Katie Miles. I’m very grateful that I’ve been on fieldwork with some fantastic people and never had any issues; we’ve always got on very well. We are away for long periods (up to two months) in small teams, so perhaps we subconsciously do our best to get along and be there for each other. Days are busy with research and in the evenings we chat and play lots of card games to pass the time. One lovely idea from my project leader was for each person to bring a ‘home comfort’ (usually food-oriented!) – each week we looked forward to someone sharing theirs. I’ve missed home but never felt lonely on fieldwork, and we’ve always had a satellite phone in remote locations to make quick calls home.

  1. Where is the best place in the UK and Ireland for fieldwork?

Clare: NW Highlands ( I am biased :)) The truth is the UK and Ireland are amazing for Geology – World class and World renowned. 
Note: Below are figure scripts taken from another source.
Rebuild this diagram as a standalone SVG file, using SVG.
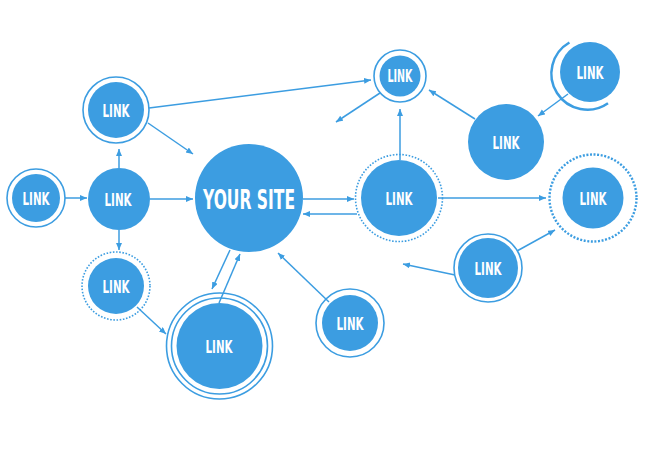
<svg xmlns="http://www.w3.org/2000/svg" width="650" height="450" viewBox="0 0 650 450">
<defs>
<marker id="ah" markerUnits="userSpaceOnUse" markerWidth="8" markerHeight="7" refX="7" refY="3" orient="auto">
<path d="M0,0 L7,3 L0,6 z" fill="#3c9de1"/>
</marker>
<style>
.fill{fill:#3c9de1}
.ring{fill:none;stroke:#3c9de1;stroke-width:1.6}
.dot{fill:none;stroke:#3c9de1;stroke-width:1.6;stroke-dasharray:1.6 1.6}
.dot2{fill:none;stroke:#3c9de1;stroke-width:2.4;stroke-dasharray:2 1.6}
.arc{fill:none;stroke:#3c9de1;stroke-width:2.5}
.c{stroke:#3c9de1;stroke-width:1.5;fill:none;marker-end:url(#ah)}
.t{fill:#fff;font-family:"Liberation Sans Narrow","DejaVu Sans Condensed","Liberation Sans",sans-serif;font-weight:bold;font-size:18px;text-anchor:middle}
.big{font-size:27px}
</style>
</defs>
<rect width="650" height="450" fill="#fff"/>
<g id="connectors">
<line class="c" x1="65" y1="198" x2="87" y2="198"/>
<line class="c" x1="150" y1="199" x2="193" y2="199"/>
<line class="c" x1="119" y1="168" x2="119" y2="149"/>
<line class="c" x1="119" y1="230" x2="119" y2="250"/>
<line class="c" x1="149" y1="108" x2="371" y2="80"/>
<line class="c" x1="148" y1="123" x2="193" y2="154"/>
<line class="c" x1="380" y1="93" x2="336" y2="122"/>
<line class="c" x1="400" y1="160" x2="400" y2="109"/>
<line class="c" x1="475" y1="119" x2="429" y2="90"/>
<line class="c" x1="568" y1="94" x2="538" y2="116"/>
<line class="c" x1="303" y1="199" x2="354" y2="199"/>
<line class="c" x1="357" y1="214" x2="303" y2="214"/>
<line class="c" x1="438" y1="198" x2="546" y2="198"/>
<line class="c" x1="517" y1="251" x2="555" y2="230"/>
<line class="c" x1="455" y1="275" x2="403" y2="264"/>
<line class="c" x1="137" y1="307" x2="166" y2="334"/>
<line class="c" x1="230" y1="250" x2="212" y2="289"/>
<line class="c" x1="219" y1="303" x2="240" y2="254"/>
<line class="c" x1="329" y1="302" x2="278" y2="253"/>
</g>
<g id="n1"><circle class="ring" cx="36" cy="198" r="29"/><circle class="fill" cx="36" cy="198" r="24"/><text class="t" x="36" y="204.5" textLength="27" lengthAdjust="spacingAndGlyphs">LINK</text></g>
<g id="n2"><circle class="fill" cx="119" cy="199" r="31"/><text class="t" x="118" y="206" textLength="27" lengthAdjust="spacingAndGlyphs">LINK</text></g>
<g id="n3"><circle class="ring" cx="116" cy="110" r="33"/><circle class="fill" cx="116" cy="110" r="28"/><text class="t" x="116" y="116.5" textLength="27" lengthAdjust="spacingAndGlyphs">LINK</text></g>
<g id="site"><circle class="fill" cx="249" cy="198" r="54"/><text class="t big" x="249" y="209" textLength="92" lengthAdjust="spacingAndGlyphs">YOUR SITE</text></g>
<g id="n5"><circle class="ring" cx="400" cy="76" r="26"/><circle class="fill" cx="400" cy="76" r="20.5"/><text class="t" x="400" y="82" textLength="25" lengthAdjust="spacingAndGlyphs">LINK</text></g>
<g id="n6"><path class="arc" d="M608,103.2 A36,36 0 1 1 569.4,42.5"/><circle class="fill" cx="590" cy="72" r="30"/><text class="t" x="590" y="78.5" textLength="27" lengthAdjust="spacingAndGlyphs">LINK</text></g>
<g id="n7"><circle class="fill" cx="506" cy="142" r="38"/><text class="t" x="506" y="148.5" textLength="27" lengthAdjust="spacingAndGlyphs">LINK</text></g>
<g id="n8"><circle class="dot" cx="399" cy="198" r="43.5"/><circle class="fill" cx="399" cy="198" r="38"/><text class="t" x="399" y="204.5" textLength="27" lengthAdjust="spacingAndGlyphs">LINK</text></g>
<g id="n9"><circle class="dot2" cx="593" cy="198" r="43.5"/><circle class="fill" cx="593" cy="198" r="30.5"/><text class="t" x="593" y="204.5" textLength="27" lengthAdjust="spacingAndGlyphs">LINK</text></g>
<g id="n10"><circle class="ring" cx="488" cy="268" r="34"/><circle class="fill" cx="488" cy="268" r="30"/><text class="t" x="488" y="274.5" textLength="27" lengthAdjust="spacingAndGlyphs">LINK</text></g>
<g id="n11"><circle class="dot" cx="116" cy="286" r="34"/><circle class="fill" cx="116" cy="286" r="28"/><text class="t" x="116" y="292.5" textLength="27" lengthAdjust="spacingAndGlyphs">LINK</text></g>
<g id="n12"><circle class="ring" cx="219.5" cy="346" r="53"/><circle class="ring" cx="219.5" cy="346" r="48"/><circle class="fill" cx="219.5" cy="346" r="43"/><text class="t" x="219" y="352.5" textLength="27" lengthAdjust="spacingAndGlyphs">LINK</text></g>
<g id="n13"><circle class="ring" cx="350" cy="323" r="34"/><circle class="fill" cx="350" cy="323" r="28"/><text class="t" x="350" y="329.5" textLength="27" lengthAdjust="spacingAndGlyphs">LINK</text></g>
</svg>
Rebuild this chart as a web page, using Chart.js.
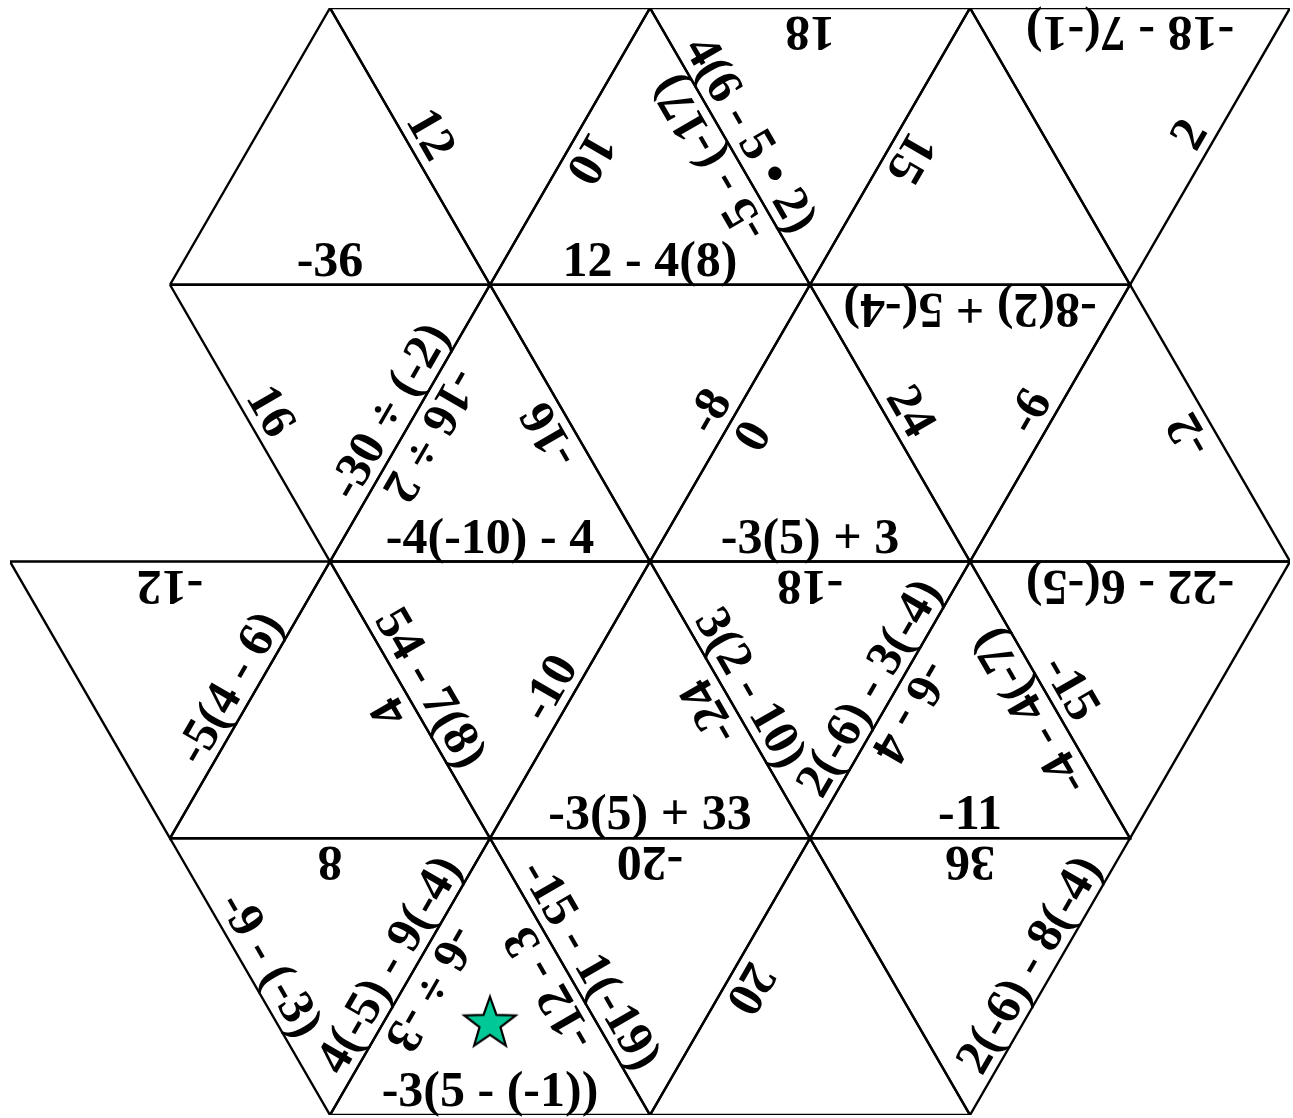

  1. What geological area in the world do you wish you could have done fieldwork in?

Rehemat Bhatia: as an ocean scientist (by training) it’s still a lifelong dream to be able to sail on a research cruise as a geochemist!  I am totally ok with spending 3 months in a lab. I’d love to sail on a cruise to the Pacific Ocean, as it’s an area of the world where few cruises have sailed and we really don’t know much about its climate history!
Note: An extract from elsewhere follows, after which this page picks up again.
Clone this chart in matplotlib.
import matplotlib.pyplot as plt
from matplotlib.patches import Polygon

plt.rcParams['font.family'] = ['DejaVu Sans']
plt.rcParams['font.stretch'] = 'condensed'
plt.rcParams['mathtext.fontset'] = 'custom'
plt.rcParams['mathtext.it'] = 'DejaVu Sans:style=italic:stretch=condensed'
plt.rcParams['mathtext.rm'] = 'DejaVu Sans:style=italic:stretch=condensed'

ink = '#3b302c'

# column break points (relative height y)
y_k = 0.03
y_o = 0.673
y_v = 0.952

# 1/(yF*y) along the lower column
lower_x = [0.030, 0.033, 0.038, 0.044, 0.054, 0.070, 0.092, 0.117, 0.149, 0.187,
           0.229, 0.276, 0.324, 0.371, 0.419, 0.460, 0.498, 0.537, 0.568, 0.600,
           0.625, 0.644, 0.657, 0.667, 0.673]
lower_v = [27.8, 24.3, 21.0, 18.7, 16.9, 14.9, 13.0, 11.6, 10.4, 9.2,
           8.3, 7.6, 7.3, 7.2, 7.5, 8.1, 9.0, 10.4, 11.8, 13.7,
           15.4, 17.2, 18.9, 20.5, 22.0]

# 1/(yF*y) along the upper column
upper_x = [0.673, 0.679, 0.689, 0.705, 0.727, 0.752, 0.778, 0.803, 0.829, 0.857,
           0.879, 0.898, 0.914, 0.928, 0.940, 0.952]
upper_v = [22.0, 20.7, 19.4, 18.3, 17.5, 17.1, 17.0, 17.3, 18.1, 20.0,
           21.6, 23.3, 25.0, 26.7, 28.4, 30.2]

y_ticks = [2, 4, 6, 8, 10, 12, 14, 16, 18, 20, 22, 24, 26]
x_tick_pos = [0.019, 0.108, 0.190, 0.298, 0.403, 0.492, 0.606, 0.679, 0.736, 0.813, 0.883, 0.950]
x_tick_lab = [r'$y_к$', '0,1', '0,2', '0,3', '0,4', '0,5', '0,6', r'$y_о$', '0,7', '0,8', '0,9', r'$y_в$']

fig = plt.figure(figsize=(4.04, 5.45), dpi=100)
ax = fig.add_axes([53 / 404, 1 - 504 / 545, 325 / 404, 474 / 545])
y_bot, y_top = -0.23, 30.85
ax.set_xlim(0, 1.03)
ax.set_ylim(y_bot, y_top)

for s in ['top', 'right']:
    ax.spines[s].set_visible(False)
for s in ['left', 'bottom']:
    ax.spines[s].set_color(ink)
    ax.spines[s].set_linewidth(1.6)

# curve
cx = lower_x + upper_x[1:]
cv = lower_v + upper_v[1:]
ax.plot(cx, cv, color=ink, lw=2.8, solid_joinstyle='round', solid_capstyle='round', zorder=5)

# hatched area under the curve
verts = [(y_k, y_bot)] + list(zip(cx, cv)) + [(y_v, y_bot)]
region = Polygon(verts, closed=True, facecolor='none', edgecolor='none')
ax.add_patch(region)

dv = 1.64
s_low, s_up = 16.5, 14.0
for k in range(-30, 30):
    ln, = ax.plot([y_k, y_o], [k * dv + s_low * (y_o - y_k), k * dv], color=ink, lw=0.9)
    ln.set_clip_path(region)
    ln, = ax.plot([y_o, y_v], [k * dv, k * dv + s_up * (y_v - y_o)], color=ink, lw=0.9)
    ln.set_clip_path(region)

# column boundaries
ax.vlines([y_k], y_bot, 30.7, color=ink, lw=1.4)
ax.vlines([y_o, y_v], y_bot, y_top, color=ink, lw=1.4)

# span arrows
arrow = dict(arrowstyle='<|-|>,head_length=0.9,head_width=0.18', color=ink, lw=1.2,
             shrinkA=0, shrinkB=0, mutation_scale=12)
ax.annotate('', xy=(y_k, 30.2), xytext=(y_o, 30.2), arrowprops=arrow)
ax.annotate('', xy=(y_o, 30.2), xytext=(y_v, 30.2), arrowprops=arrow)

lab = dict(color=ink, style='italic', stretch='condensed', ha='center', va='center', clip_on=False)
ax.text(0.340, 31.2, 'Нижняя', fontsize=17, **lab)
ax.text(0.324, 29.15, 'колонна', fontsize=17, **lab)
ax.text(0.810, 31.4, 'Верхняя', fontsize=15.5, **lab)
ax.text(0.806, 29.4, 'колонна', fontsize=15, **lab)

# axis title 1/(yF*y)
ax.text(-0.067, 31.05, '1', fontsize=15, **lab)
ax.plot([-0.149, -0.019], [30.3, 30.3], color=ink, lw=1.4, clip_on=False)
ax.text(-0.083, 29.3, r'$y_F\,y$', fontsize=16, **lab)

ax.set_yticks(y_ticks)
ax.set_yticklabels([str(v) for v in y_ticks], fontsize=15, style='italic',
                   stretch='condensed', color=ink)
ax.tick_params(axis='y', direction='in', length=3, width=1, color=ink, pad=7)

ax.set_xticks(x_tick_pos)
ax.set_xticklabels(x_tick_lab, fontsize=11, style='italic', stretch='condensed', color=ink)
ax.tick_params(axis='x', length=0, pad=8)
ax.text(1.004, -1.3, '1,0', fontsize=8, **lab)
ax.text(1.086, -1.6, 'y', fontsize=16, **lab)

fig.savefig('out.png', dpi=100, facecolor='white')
  1. What’s the best thing about fieldwork?

Clare: being away with friends, being alone in the wilderness, working things out from the landscape and rocks. 

Sally: Being somewhere completely different, perhaps somewhere you would never have picked, and learning about that place and the environment – and being exposed to new things.

Well done, you made it right to the end! We hope that these answers have helped you and that you have taken inspiration from them. Thank you again to everyone who took part in Virtual GiG whether you were an attendee, or a speaker, your participation is what makes events like this so great! We can’t wait to see you again, virtually or in person, at our future events.